While real neural networks are non-convex, this result provides intuition. To validate it, the authors measured gradient inner products across 75 test sets (15 corruption types × 5 severity levels) and plotted them against the observed performance improvement.

Scatter plots showing gradient inner product vs. improvement (%). A strong positive linear trend confirms that the more aligned the task gradients, the greater the gain from TTT.

Figure 4: Empirical correlation between gradient alignment and performance improvement. Higher inner product → larger gains.

The linear relationship is striking: correlation coefficients of 0.93 and 0.89 for TTT and TTT-Online, respectively. This confirms that gradient alignment is the mechanism driving Test-Time Training’s success—even in deep, nonconvex architectures.
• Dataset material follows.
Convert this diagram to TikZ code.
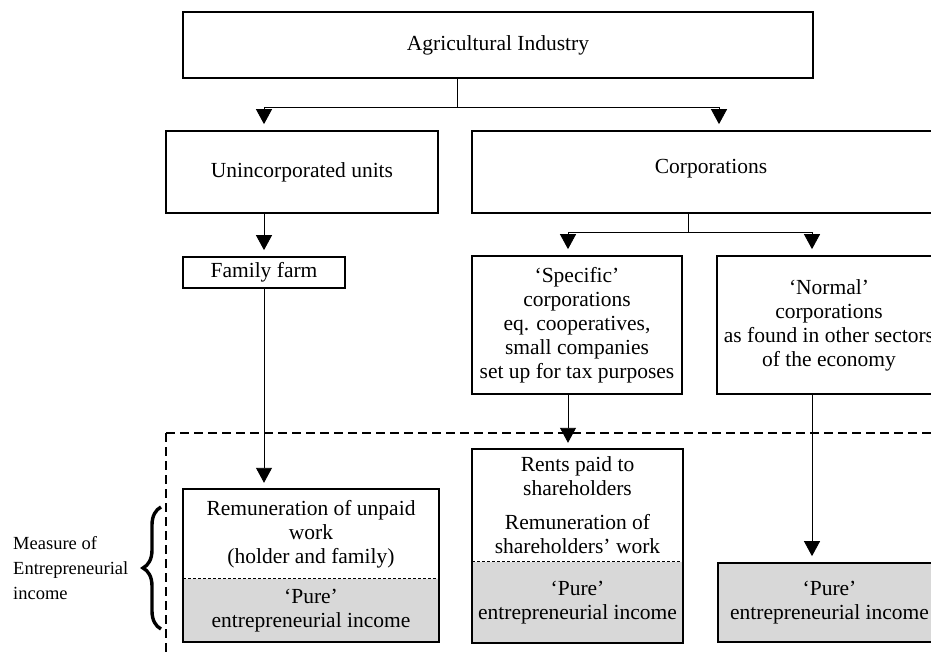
\documentclass[tikz,border=0pt]{standalone}
\usepackage{fontspec}
\setmainfont{Liberation Serif}
\usetikzlibrary{arrows.meta,decorations.pathreplacing}
\definecolor{boxgray}{RGB}{216,216,216}
\begin{document}
\begin{tikzpicture}[x=1pt,y=-1pt,
  mainfont/.style={font=\fontsize{21.5}{24}\selectfont},
  box/.style={draw,line width=1.7pt,inner sep=0pt,align=center,mainfont},
  txt/.style={inner sep=0pt,align=center,mainfont},
  graybox/.style={fill=boxgray,inner sep=0pt,align=center,mainfont},
  frameline/.style={line width=1.7pt},
  conn/.style={line width=0.9pt},
  arr/.style={line width=0.9pt,-{Triangle[width=16pt,length=15pt]},shorten >=6pt},
  dashframe/.style={line width=2.2pt,dash pattern=on 9pt off 5pt},
  sepline/.style={line width=0.9pt,dash pattern=on 3pt off 2pt},
]
\useasboundingbox (0,0) rectangle (931,652);
\clip (0,0) rectangle (931,652);

% upper boxes
\node[box,minimum width=630pt,minimum height=66pt] (ind) at (498,45) {Agricultural Industry};
\node[box,minimum width=272pt,minimum height=82pt] (uninc) at (302,172) {Unincorporated units};
\node[box,minimum width=478pt,minimum height=82pt,text depth=10.7pt] (corp) at (711,172) {Corporations};
\node[box,minimum width=162pt,minimum height=31pt] (famfarm) at (264,272.5) {Family farm};
\node[box,minimum width=210pt,minimum height=138pt] (spec) at (577,325) {‘Specific’\\corporations\\eq. cooperatives,\\small companies\\set up for tax purposes};
\node[box,minimum width=224pt,minimum height=138pt] (norm) at (829,325) {‘Normal’\\corporations\\as found in other sectors\\of the economy};

% lower boxes
\node[txt,minimum width=256pt,minimum height=90pt] (remtop) at (311,534) {Remuneration of unpaid\\work\\(holder and family)};
\node[graybox,minimum width=256pt,minimum height=63pt] (rembot) at (311,610.5) {‘Pure’\\entrepreneurial income};
\node[txt,minimum width=211pt,minimum height=113pt] (rentstop) at (577.5,505.5) {Rents paid to\\shareholders\\[10pt]Remuneration of\\shareholders’ work};
\node[graybox,minimum width=211pt,minimum height=81pt] (rentsbot) at (577.5,602.5) {‘Pure’\\entrepreneurial income};
\node[graybox,draw,line width=1.7pt,minimum width=223pt,minimum height=79pt] (purebox) at (829.5,602.5) {‘Pure’\\entrepreneurial income};

\draw[frameline] (remtop.north west) rectangle (rembot.south east);
\draw[sepline] (rembot.north west) -- (rembot.north east);
\draw[frameline] (rentstop.north west) rectangle (rentsbot.south east);
\draw[sepline] (rentsbot.north west) -- (rentsbot.north east);

% dashed frame
\coordinate (fc) at (166,433);
\draw[dashframe] (fc) -- (950,433);
\draw[dashframe] (fc) -- (166,660);

% connectors
\coordinate (j1) at (457,107);
\coordinate (cr) at (719,107);
\draw[conn] (ind.south -| j1) -- (j1);
\draw[arr] (j1) -| (uninc.north -| famfarm.north);
\draw[arr] (j1) -| (corp.north -| cr);

\draw[arr] (uninc.south -| famfarm.north) -- (famfarm.north);

\coordinate (j2) at (688,232);
\coordinate (sa) at (568,232);
\coordinate (na) at (812,232);
\draw[conn] (corp.south -| j2) -- (j2);
\draw[arr] (j2) -| (spec.north -| sa);
\draw[arr] (j2) -| (norm.north -| na);

\draw[arr] (famfarm.south) -- (famfarm.south |- remtop.north);
\draw[arr] (spec.south -| sa) -- (rentstop.north -| sa);
\draw[arr] (norm.south -| na) -- (purebox.north -| na);

% brace and label
\draw[line width=3.4pt,decorate,decoration={brace,amplitude=18pt}] (161,629) -- (161,507);
\node[inner sep=0pt,align=left,anchor=west,font=\fontsize{18.5}{25}\selectfont] (measure) at (13,568) {Measure of\\Entrepreneurial\\income};
\end{tikzpicture}
\end{document}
Conclusion: Learning Doesn’t Have to Stop at Deployment

Test-Time Training reimagines what happens when a model goes live. Instead of freezing its knowledge, TTT keeps learning, using the data it sees every day to improve itself.

Key takeaways:

  1. Adaptation in Action: TTT fine-tunes a model on each test input using a self-supervised task, enabling per-sample adaptation.
  2. Robustness Without Sacrifice: It boosts reliability across corruptions and domain shifts while maintaining (and sometimes enhancing) accuracy on clean data.
  3. Continuous Learning: The online variant, TTT-Online, excels for streams of non-stationary data, gradually improving as more samples arrive.
  4. Theoretical Backbone: Its success stems from gradient correlation—the shared geometry between self-supervised and main-task objectives.

TTT challenges the old dichotomy between training and testing, introducing a future where models remain flexible, responsive, and ever-learning. As data drift becomes the rule rather than the exception, such adaptive methods may prove indispensable for the next generation of resilient AI systems.